(Dataset records)
%%

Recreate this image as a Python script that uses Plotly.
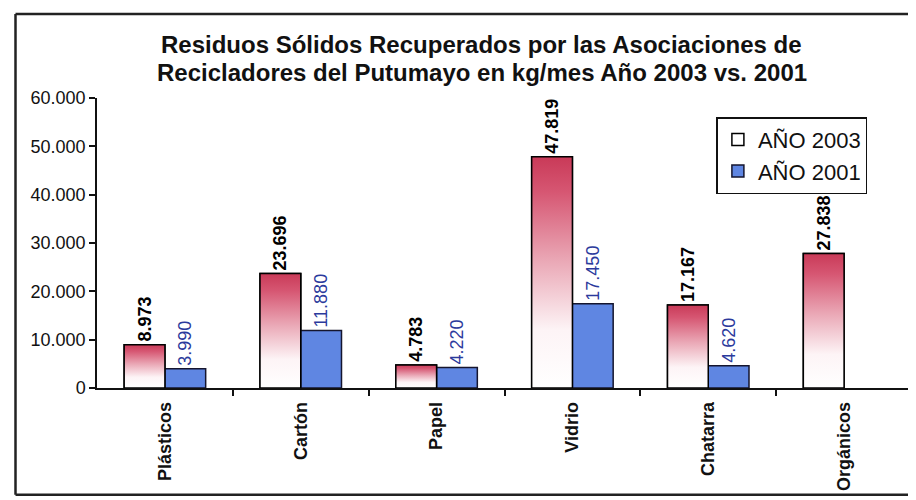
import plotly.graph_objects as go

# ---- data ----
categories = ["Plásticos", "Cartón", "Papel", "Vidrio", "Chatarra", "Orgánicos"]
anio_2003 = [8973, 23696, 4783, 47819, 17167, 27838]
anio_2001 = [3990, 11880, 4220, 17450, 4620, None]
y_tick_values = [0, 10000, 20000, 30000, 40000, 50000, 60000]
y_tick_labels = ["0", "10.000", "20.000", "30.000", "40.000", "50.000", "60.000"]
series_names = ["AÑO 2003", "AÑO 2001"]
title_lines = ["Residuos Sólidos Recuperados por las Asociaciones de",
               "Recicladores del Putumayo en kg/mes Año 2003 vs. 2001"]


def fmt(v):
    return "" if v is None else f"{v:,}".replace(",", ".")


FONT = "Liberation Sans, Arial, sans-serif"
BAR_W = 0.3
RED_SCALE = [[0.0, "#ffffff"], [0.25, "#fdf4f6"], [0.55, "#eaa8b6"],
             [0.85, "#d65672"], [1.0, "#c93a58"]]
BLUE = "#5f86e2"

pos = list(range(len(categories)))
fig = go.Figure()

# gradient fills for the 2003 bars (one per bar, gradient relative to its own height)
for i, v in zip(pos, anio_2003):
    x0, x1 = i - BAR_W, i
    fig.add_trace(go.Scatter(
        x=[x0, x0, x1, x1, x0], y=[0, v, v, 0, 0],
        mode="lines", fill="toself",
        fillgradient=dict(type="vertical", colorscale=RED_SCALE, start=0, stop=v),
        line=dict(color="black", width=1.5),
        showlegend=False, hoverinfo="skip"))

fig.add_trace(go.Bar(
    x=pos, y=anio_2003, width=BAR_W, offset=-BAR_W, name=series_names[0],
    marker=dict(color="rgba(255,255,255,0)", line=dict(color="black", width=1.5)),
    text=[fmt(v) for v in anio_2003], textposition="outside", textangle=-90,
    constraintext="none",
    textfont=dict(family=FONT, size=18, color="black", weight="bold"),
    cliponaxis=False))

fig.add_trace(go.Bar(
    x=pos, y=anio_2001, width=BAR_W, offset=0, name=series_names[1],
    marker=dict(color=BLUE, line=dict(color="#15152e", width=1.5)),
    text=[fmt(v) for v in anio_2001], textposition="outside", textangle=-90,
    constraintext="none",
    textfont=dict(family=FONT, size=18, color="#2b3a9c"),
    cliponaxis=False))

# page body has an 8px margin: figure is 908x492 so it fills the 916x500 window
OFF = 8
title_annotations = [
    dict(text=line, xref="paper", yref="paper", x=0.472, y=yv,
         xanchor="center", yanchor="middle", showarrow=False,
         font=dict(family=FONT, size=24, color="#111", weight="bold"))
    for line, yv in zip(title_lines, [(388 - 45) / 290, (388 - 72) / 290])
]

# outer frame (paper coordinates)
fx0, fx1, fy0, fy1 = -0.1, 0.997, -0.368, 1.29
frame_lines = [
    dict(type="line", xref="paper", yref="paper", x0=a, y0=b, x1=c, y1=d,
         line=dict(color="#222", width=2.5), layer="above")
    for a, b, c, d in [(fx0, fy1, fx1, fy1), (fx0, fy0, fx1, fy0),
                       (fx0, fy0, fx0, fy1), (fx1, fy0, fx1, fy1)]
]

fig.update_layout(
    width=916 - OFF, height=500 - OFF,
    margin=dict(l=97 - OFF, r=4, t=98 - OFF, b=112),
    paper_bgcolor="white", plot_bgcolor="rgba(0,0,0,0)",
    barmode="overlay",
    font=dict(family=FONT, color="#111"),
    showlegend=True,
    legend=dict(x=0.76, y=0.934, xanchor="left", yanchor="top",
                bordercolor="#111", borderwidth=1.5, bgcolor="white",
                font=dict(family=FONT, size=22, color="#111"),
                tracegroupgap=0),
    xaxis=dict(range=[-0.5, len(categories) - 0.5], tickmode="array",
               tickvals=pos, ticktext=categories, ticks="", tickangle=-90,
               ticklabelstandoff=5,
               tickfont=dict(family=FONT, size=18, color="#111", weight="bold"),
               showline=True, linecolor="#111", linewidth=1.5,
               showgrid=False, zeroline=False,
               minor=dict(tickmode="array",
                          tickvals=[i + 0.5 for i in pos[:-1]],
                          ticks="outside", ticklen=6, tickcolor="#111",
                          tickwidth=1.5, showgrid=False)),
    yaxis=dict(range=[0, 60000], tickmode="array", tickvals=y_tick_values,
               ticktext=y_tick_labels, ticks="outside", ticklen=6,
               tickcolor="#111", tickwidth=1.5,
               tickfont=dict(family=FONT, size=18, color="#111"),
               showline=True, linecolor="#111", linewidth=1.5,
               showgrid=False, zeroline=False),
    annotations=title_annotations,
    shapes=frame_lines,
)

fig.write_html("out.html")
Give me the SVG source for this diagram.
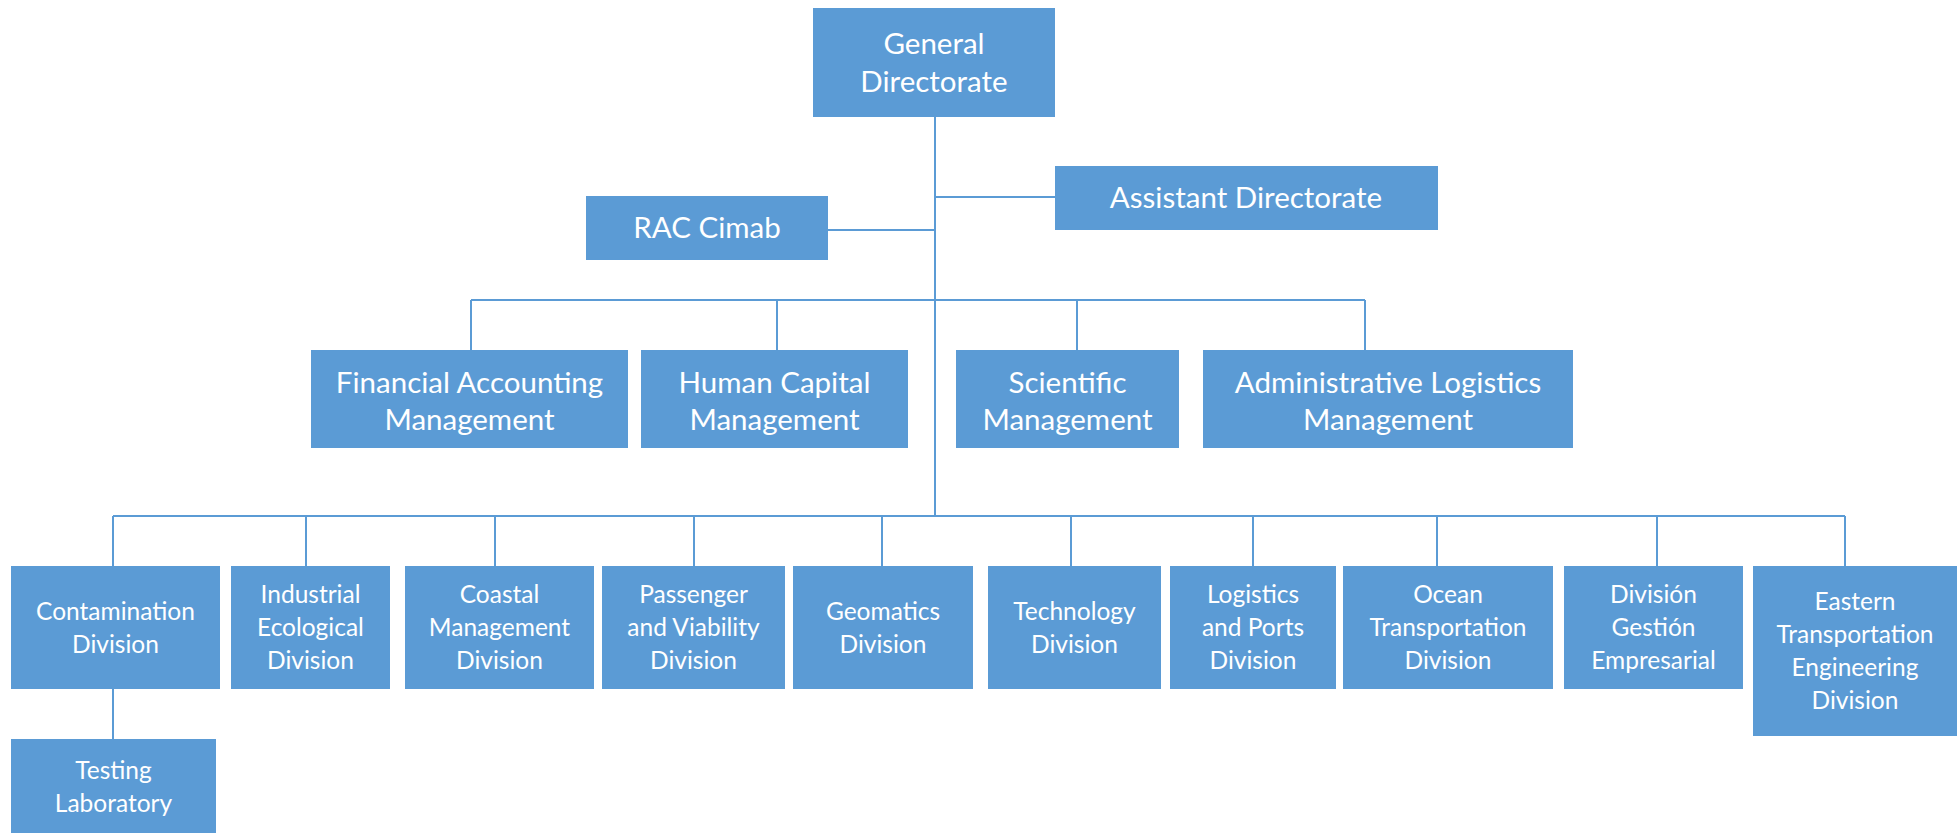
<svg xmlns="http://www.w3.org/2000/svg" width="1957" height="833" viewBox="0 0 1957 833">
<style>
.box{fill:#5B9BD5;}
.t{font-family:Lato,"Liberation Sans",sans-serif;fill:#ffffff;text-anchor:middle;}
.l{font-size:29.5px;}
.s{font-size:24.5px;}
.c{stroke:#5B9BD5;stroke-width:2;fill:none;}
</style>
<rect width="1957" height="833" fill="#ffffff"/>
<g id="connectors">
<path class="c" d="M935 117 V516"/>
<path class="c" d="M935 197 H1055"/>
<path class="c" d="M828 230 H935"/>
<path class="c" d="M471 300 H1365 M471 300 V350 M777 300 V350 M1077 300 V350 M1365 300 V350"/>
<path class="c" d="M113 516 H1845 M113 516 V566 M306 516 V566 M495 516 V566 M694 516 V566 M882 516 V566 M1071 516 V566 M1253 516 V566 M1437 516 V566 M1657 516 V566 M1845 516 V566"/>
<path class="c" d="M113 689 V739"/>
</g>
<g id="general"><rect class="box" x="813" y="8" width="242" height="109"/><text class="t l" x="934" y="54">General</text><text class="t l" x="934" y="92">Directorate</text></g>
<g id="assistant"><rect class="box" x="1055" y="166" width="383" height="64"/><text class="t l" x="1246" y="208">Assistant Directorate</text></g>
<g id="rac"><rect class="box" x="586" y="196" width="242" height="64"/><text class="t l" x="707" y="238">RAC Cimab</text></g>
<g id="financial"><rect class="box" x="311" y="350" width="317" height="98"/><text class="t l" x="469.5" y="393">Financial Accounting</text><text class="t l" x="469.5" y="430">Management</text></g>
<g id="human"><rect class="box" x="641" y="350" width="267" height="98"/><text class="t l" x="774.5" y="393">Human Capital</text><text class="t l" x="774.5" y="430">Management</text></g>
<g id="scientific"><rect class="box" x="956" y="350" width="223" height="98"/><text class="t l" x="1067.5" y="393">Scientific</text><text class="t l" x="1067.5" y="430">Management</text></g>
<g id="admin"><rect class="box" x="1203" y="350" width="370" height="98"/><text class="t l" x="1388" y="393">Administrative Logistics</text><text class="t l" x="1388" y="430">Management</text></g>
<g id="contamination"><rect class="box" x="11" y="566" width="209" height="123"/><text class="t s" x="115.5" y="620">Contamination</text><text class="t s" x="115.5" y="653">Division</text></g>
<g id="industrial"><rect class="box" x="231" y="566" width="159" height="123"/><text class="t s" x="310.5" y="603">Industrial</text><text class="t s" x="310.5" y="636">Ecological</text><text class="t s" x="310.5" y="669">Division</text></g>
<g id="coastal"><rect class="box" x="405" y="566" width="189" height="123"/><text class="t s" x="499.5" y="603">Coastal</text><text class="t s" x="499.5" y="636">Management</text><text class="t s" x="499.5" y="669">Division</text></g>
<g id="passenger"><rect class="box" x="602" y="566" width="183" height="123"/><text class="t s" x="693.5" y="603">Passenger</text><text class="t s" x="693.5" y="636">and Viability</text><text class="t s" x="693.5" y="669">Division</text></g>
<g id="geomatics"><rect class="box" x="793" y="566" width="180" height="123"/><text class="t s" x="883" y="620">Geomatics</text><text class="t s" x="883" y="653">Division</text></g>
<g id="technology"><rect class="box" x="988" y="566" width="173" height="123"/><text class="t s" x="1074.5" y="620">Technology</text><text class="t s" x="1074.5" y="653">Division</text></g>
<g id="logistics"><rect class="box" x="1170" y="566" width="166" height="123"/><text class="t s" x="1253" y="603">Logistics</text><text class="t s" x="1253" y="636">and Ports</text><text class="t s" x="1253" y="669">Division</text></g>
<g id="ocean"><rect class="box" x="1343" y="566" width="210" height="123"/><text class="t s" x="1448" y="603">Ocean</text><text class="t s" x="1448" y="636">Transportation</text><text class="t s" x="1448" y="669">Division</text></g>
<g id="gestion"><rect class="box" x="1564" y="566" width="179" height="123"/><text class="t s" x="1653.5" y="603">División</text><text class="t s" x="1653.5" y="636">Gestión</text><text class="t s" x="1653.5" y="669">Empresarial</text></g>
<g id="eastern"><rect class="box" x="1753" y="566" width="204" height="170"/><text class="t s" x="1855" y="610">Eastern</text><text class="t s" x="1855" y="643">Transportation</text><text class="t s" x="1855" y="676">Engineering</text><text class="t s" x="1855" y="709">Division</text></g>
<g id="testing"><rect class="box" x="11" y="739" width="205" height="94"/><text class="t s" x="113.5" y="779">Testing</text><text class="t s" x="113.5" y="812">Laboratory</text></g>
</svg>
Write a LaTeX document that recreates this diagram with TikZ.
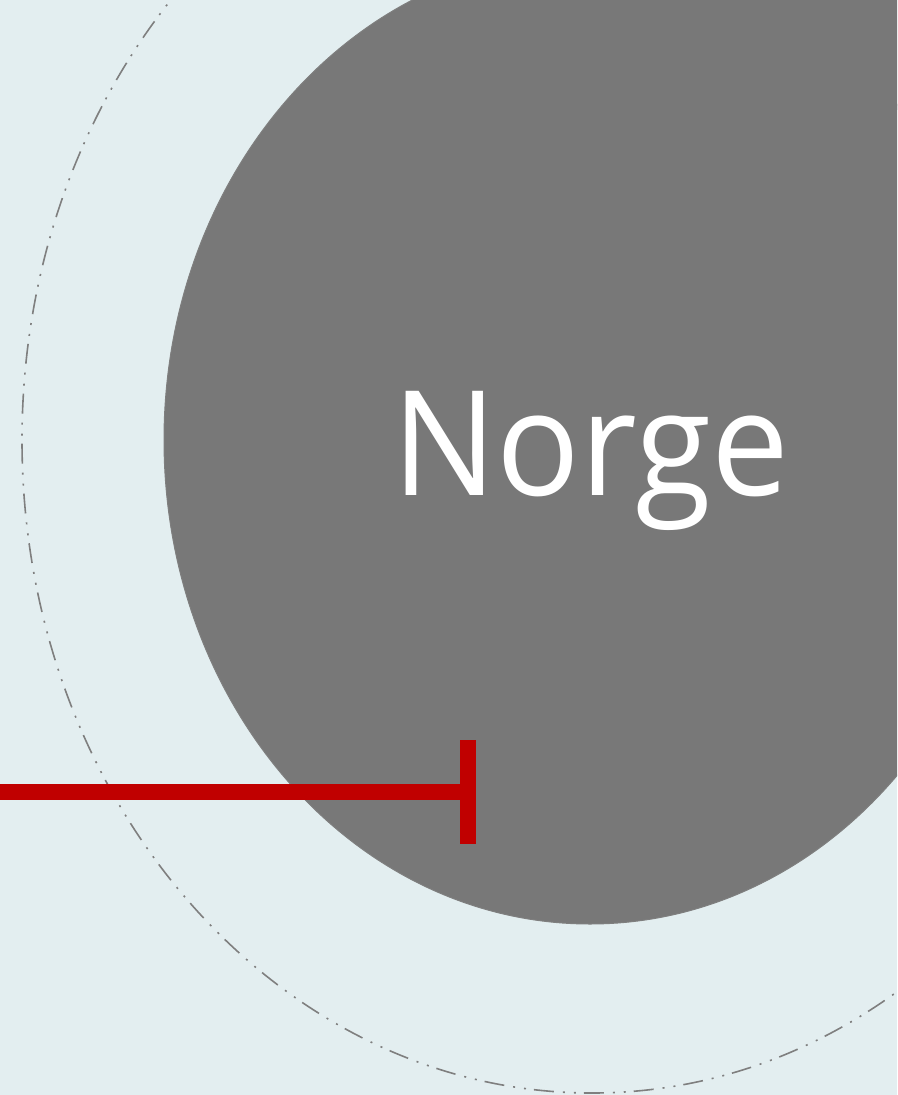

%%

### What is being asked
Reproduce, word for word, every line from the start of the records down to and including the line with "import plotly.graph_objects as go"; skip the pictures.

### Task response
Recreate this image as a Python script that uses Plotly.
import plotly.graph_objects as go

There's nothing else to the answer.